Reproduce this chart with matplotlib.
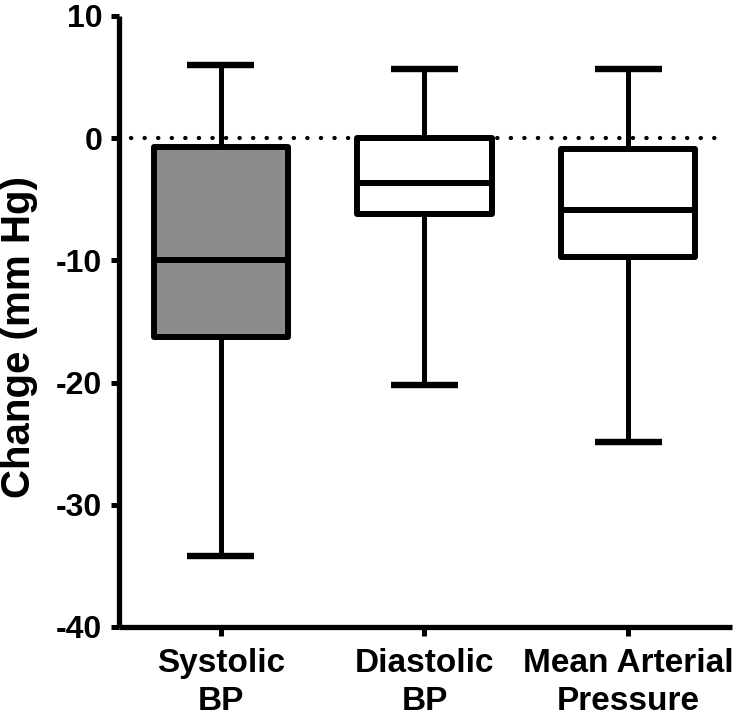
import numpy as np
import matplotlib
matplotlib.use("Agg")
import matplotlib.pyplot as plt

plt.rcParams['font.family'] = ['Liberation Sans', 'DejaVu Sans']
plt.rcParams['font.weight'] = 'bold'
plt.rcParams['axes.unicode_minus'] = False

# data (mm Hg)
labels = ["Systolic\nBP", "Diastolic\nBP", "Mean Arterial\nPressure"]
whis_hi = [6.0, 5.7, 5.7]
q3 = [-0.7, 0.0, -0.9]
medians = [-10.0, -3.7, -5.9]
q1 = [-16.3, -6.2, -9.7]
whis_lo = [-34.2, -20.2, -24.9]
fills = ["#8c8c8c", "white", "white"]

stats = []
for i in range(len(labels)):
    stats.append({"whislo": whis_lo[i], "q1": q1[i], "med": medians[i],
                  "q3": q3[i], "whishi": whis_hi[i], "fliers": []})

fig = plt.figure(figsize=(7.37, 7.19), dpi=100)
ax = fig.add_axes([0.1615, 0.128, 0.8317, 0.8498])

# zero reference line
ax.axhline(0, xmin=0.02, xmax=0.98, color='black', lw=3.1,
           linestyle=(0, (0.05, 3.1)), dash_capstyle='round', zorder=1)

pos = np.arange(1, len(labels) + 1)
bp = ax.bxp(stats, positions=pos, widths=0.66, capwidths=0.33,
            patch_artist=True, showfliers=False,
            boxprops=dict(linewidth=4.3, edgecolor='black', joinstyle='round'),
            medianprops=dict(linewidth=4.3, color='black', solid_capstyle='butt'),
            whiskerprops=dict(linewidth=3.6, color='black', solid_capstyle='butt'),
            capprops=dict(linewidth=4.6, color='black', solid_capstyle='butt'),
            zorder=2)
for patch, c in zip(bp['boxes'], fills):
    patch.set_facecolor(c)

ax.set_xlim(0.5, 3.51)
ax.set_ylim(-40, 10)
ax.set_yticks([-40, -30, -20, -10, 0, 10])
ax.set_xticks(pos)
ax.set_xticklabels(labels, fontsize=24, fontweight='bold', linespacing=1.28)
ax.tick_params(axis='y', labelsize=23, length=6, width=3.6, pad=6)
ax.tick_params(axis='x', length=6.5, width=3.6, pad=8.5)

ax.spines['top'].set_visible(False)
ax.spines['right'].set_visible(False)
for s in ['left', 'bottom']:
    ax.spines[s].set_linewidth(3.8)
    ax.spines[s].set_capstyle('butt')

ax.set_ylabel('Change (mm Hg)', fontsize=29, fontweight='bold')
ax.yaxis.set_label_coords(-0.133, 0.475)

fig.savefig("out.png", dpi=100)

※ ※ ※

From the opening line of the listing above through the line bearing "import matplotlib.pyplot as plt", repeat each line exactly. Drop every picture.

RESPONSE TO THIS EXERCISE:
Reproduce this chart with matplotlib.
import numpy as np
import matplotlib
matplotlib.use("Agg")
import matplotlib.pyplot as plt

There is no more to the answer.